Nigeria News: Anatomy of Local Government Autonomy
Nigeria News look at the merits and possible consequence the local government autonomy could bring.
If the bill to make local governments in Nigeria an autonomous entity eventually becomes law, it will go a long way in defining true federalism as envisaged by some pressure groups.
Over the years, the third tier of the government is only existing on papers, the activity is vague and to some extent, the local government had indirectly served as one of the agencies of the state government.
It operates joint account system with the state government with governors dictating the affairs, even in the presence of chairmen and councilors elected to manage the local governments.
The state government takes control of the political and economic charge of the local governments while the officials at these grassroots administration only serve as errand boys for state commissioners and members of the state House of Assembly.
It is glaring that local government hardly carry out any developmental project. The inner roads in most rural communities are bad, there are no community health centres and schools constructed by local government anymore.
Teachers in rural areas depend on state government to pay their salaries; farmers depend on the state government for fertilizers.
Before now, local governments generate most of its income from tenancy but currently with the Land Use Charge, the state has taken over, accruing all the incomes and giving out meagre share to the local government.
Due to the joint account with the state, many local governments cannot pay their workers salary. This tier of government has been highly impoverished by the state and because their officials were selected by the governors, they hardly protest to get what belong to them.
Even when election is organized, it is always a kangaroo poll, put together by the state “Independent Electoral Commission” to usher in the governor’s stooges as chairmen and councilors.
It is a government that exists with no plan to serve the people.
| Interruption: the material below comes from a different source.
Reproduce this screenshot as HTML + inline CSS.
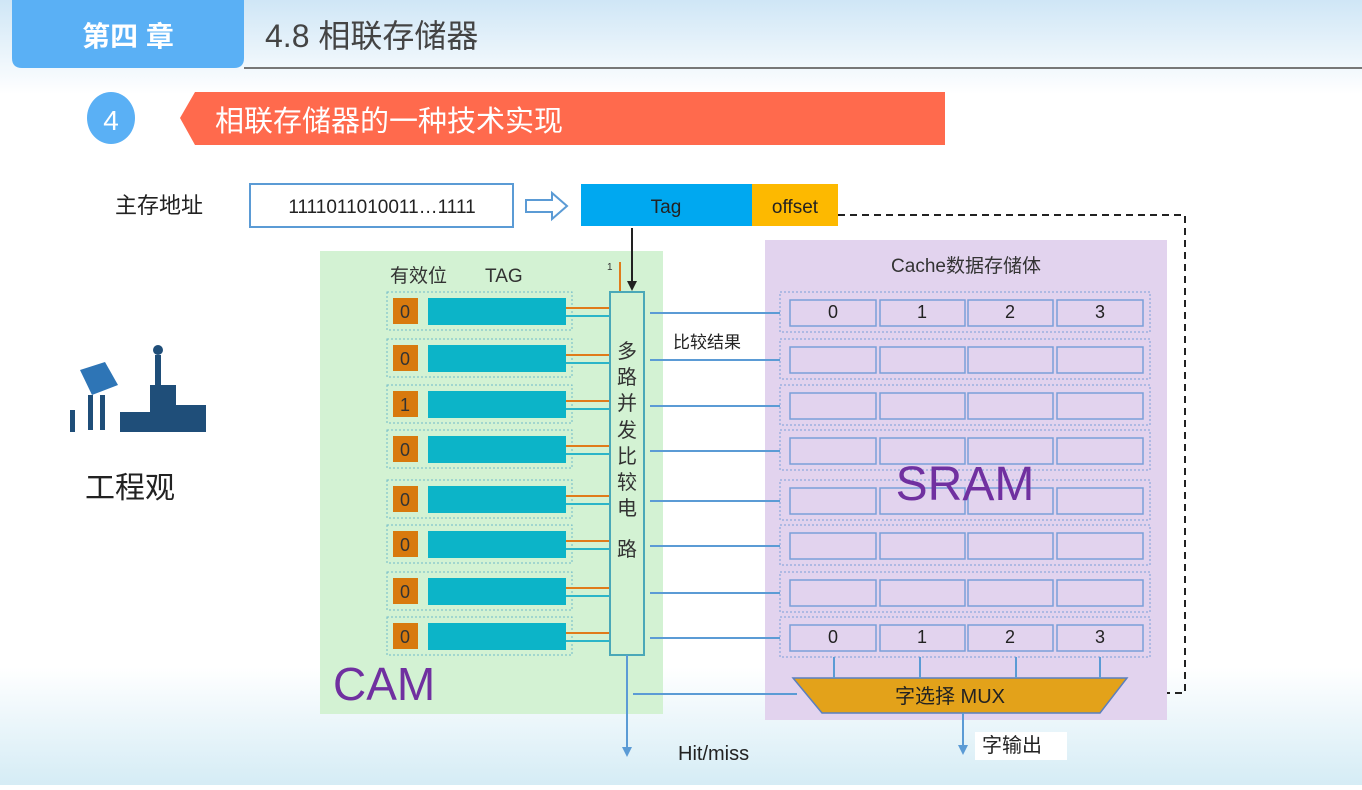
<!DOCTYPE html>
<html><head><meta charset="utf-8"><style>
body{margin:0;width:1362px;height:785px;overflow:hidden;font-family:"Liberation Sans","Noto Sans CJK SC",sans-serif;}
</style></head><body>
<svg width="1362" height="785" xmlns="http://www.w3.org/2000/svg" xmlns:xlink="http://www.w3.org/1999/xlink" font-family="Liberation Sans, Noto Sans CJK SC, sans-serif">
<defs>
<linearGradient id="bg" x1="0" y1="0" x2="0" y2="1">
<stop offset="0" stop-color="#cfe6f6"/><stop offset="0.12" stop-color="#ffffff"/><stop offset="0.85" stop-color="#ffffff"/><stop offset="1" stop-color="#d5ecf5"/></linearGradient>
<marker id="ah" markerWidth="5" markerHeight="5" refX="2.5" refY="2.5" orient="auto"><path d="M0,0L5,2.5L0,5z" fill="#5b9bd5"/></marker>
<marker id="ak" markerWidth="5" markerHeight="5" refX="2.5" refY="2.5" orient="auto"><path d="M0,0L5,2.5L0,5z" fill="#222"/></marker>
<g id="srow">
<rect x="780" y="0" width="370" height="40" fill="none" stroke="#7a9fd8" stroke-dasharray="2,2"/>
<rect x="790" y="8" width="86" height="26" fill="none" stroke="#7a9fd8" stroke-width="1.5"/>
<rect x="880" y="8" width="85" height="26" fill="none" stroke="#7a9fd8" stroke-width="1.5"/>
<rect x="968" y="8" width="85" height="26" fill="none" stroke="#7a9fd8" stroke-width="1.5"/>
<rect x="1057" y="8" width="86" height="26" fill="none" stroke="#7a9fd8" stroke-width="1.5"/>
<line x1="650" y1="21" x2="780" y2="21" stroke="#5b9bd5" stroke-width="2"/>
</g>
<g id="crow">
<rect x="387" y="0" width="185" height="38" fill="none" stroke="#6fb9c8" stroke-dasharray="2,2"/>
<rect x="393" y="6" width="25" height="26" fill="#d87a0e"/>
<rect x="428" y="6" width="138" height="27" fill="#0cb4c8"/>
<line x1="566" y1="16" x2="610" y2="16" stroke="#e07b1a" stroke-width="2"/>
<line x1="566" y1="24" x2="614" y2="24" stroke="#2bb5c8" stroke-width="2"/>
</g>
</defs>
<rect width="1362" height="785" fill="url(#bg)"/>
<!-- header -->
<path d="M12,0H244V58Q244,68 234,68H22Q12,68 12,58Z" fill="#5ab0f5"/>
<text x="128" y="46" font-size="28" fill="#fff" text-anchor="middle" font-weight="bold">第四 章</text>
<text x="265" y="47" font-size="32" fill="#444">4.8 相联存储器</text>
<line x1="244" y1="68" x2="1362" y2="68" stroke="#777" stroke-width="2"/>
<ellipse cx="111" cy="118" rx="24" ry="26" fill="#5ab0f5"/>
<text x="111" y="130" font-size="28" fill="#fff" text-anchor="middle">4</text>
<path d="M195,92H945V145H195L180,118Z" fill="#ff6a4d"/>
<text x="215" y="131" font-size="29" fill="#fff">相联存储器的一种技术实现</text>
<!-- left icon -->
<g fill="#1f4e79">
<rect x="150" y="385" width="26" height="47"/><rect x="176" y="405" width="30" height="27"/><rect x="120" y="412" width="30" height="20"/>
<rect x="155" y="355" width="6" height="30"/><circle cx="158" cy="350" r="5"/>
<path d="M80,370L105,362L118,385L92,395Z" fill="#2e75b6"/>
<rect x="88" y="395" width="5" height="35"/><rect x="100" y="395" width="5" height="35"/><rect x="70" y="410" width="5" height="22"/>
</g>
<text x="85" y="498" font-size="30" fill="#222">工程观</text>
<!-- address -->
<text x="115" y="213" font-size="22" fill="#222">主存地址</text>
<rect x="250" y="184" width="263" height="43" fill="#fff" stroke="#5b9bd5" stroke-width="2"/>
<text x="382" y="213" font-size="19" fill="#222" text-anchor="middle">1111011010011…1111</text>
<path d="M526,200H552V193L567,206L552,219V212H526Z" fill="#fff" stroke="#5b9bd5" stroke-width="2"/>
<rect x="581" y="184" width="171" height="42" fill="#00a8f0"/>
<rect x="752" y="184" width="86" height="42" fill="#fdb900"/>
<text x="666" y="213" font-size="19" fill="#222" text-anchor="middle">Tag</text>
<text x="795" y="213" font-size="19" fill="#222" text-anchor="middle">offset</text>
<path d="M838,215H1185V693H1127" fill="none" stroke="#222" stroke-width="2" stroke-dasharray="7,5"/>
<!-- CAM -->
<rect x="320" y="251" width="343" height="463" fill="#d3f2d3"/>
<text x="390" y="282" font-size="19" fill="#333">有效位</text><text x="485" y="282" font-size="19" fill="#333">TAG</text>
<text x="333" y="700" font-size="46" fill="#7030a0">CAM</text>
<use xlink:href="#crow" href="#crow" y="292"/>
<use xlink:href="#crow" href="#crow" y="339"/>
<use xlink:href="#crow" href="#crow" y="385"/>
<use xlink:href="#crow" href="#crow" y="430"/>
<use xlink:href="#crow" href="#crow" y="480"/>
<use xlink:href="#crow" href="#crow" y="525"/>
<use xlink:href="#crow" href="#crow" y="572"/>
<use xlink:href="#crow" href="#crow" y="617"/>
<g font-size="18" fill="#333" text-anchor="middle">
<text x="405" y="318">0</text><text x="405" y="365">0</text><text x="405" y="411">1</text><text x="405" y="456">0</text>
<text x="405" y="506">0</text><text x="405" y="551">0</text><text x="405" y="598">0</text><text x="405" y="643">0</text></g>
<!-- SRAM -->
<rect x="765" y="240" width="402" height="480" fill="#e2d3ee"/>
<text x="966" y="272" font-size="19" fill="#333" text-anchor="middle">Cache数据存储体</text>
<use xlink:href="#srow" href="#srow" y="292"/>
<use xlink:href="#srow" href="#srow" y="339"/>
<use xlink:href="#srow" href="#srow" y="385"/>
<use xlink:href="#srow" href="#srow" y="430"/>
<use xlink:href="#srow" href="#srow" y="480"/>
<use xlink:href="#srow" href="#srow" y="525"/>
<use xlink:href="#srow" href="#srow" y="572"/>
<use xlink:href="#srow" href="#srow" y="617"/>
<g font-size="18" fill="#222" text-anchor="middle">
<text x="833" y="318">0</text><text x="922" y="318">1</text><text x="1010" y="318">2</text><text x="1100" y="318">3</text>
<text x="833" y="643">0</text><text x="922" y="643">1</text><text x="1010" y="643">2</text><text x="1100" y="643">3</text></g>
<text x="965" y="500" font-size="48" fill="#7030a0" text-anchor="middle">SRAM</text>
<!-- comparator -->
<line x1="632" y1="228" x2="632" y2="286" stroke="#222" stroke-width="2" marker-end="url(#ak)"/>
<line x1="620" y1="262" x2="620" y2="292" stroke="#e07b1a" stroke-width="2"/>
<text x="607" y="270" font-size="10" fill="#333">1</text>
<rect x="610" y="292" width="34" height="363" fill="#d3f2d3" stroke="#4aa8b8" stroke-width="2"/>
<g font-size="20" fill="#333" text-anchor="middle">
<text x="627" y="358">多</text><text x="627" y="384">路</text><text x="627" y="410">并</text><text x="627" y="437">发</text><text x="627" y="463">比</text><text x="627" y="489">较</text><text x="627" y="515">电</text><text x="627" y="556">路</text></g>
<text x="673" y="348" font-size="17" fill="#222">比较结果</text>
<!-- MUX -->
<path d="M793,678H1127L1100,713H822Z" fill="#e3a21a" stroke="#5b7fbf" stroke-width="1.5"/>
<text x="950" y="703" font-size="20" fill="#222" text-anchor="middle">字选择 MUX</text>
<g stroke="#5b9bd5" stroke-width="2">
<line x1="834" y1="657" x2="834" y2="678"/><line x1="920" y1="657" x2="920" y2="678"/><line x1="1016" y1="657" x2="1016" y2="678"/><line x1="1100" y1="657" x2="1100" y2="678"/>
<line x1="633" y1="694" x2="797" y2="694"/>
<line x1="627" y1="655" x2="627" y2="752" marker-end="url(#ah)"/>
<line x1="963" y1="713" x2="963" y2="750" marker-end="url(#ah)"/>
</g>
<text x="678" y="760" font-size="20" fill="#222">Hit/miss</text>
<rect x="975" y="732" width="92" height="28" fill="#fff"/>
<text x="982" y="752" font-size="20" fill="#222">字输出</text>
</svg>
</body></html>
But respite came to this government last week, after years of agitation by the Nigeria Union of Local Government Employees, NULGE, for autonomy when the National Assembly approved the bill while altering the 1999 constitution.
The senate and the House of Representatives approved the removal of operation of joint account for the state and local government. It says that the local government must have the power to get its own allocation directly from the Federation Account.
The legislature also stopped the state Independent Electoral Commission from conducting local government election and directed the Independent National Electoral Commission, INEC to take charge.
If these become laws, then the state government will be relieved of its control over the local governments and of course the land use charge concurrent legislative power will be extended to local government.
But to the Afenifere Renewal Group, ARG, the refusal to remove the Land Use Charge from the constitution and the autonomy for local government is an indirect way of strengthening the invasion of the nomadic Fulani herdsmen to many lands across the country.
According to the land use charge, section 6(1)(b) says that “(1) It shall be lawful for a Local Government in respect of land not in an urban area…to grant customary right of occupancy to any person or organisation for the use of land for grazing purposes and such other purposes ancillary to agricultural purposes…” The customary right of occupancy can be as much as 500 hectares if granted for agricultural purposes, or 5,000 hectares if granted for grazing purposes.
With this in place, ARG argued that the bill if signed into law would strengthen the constitutional power of the Fulani herdsmen to invade farms and perhaps cause bigger havoc to their hosts.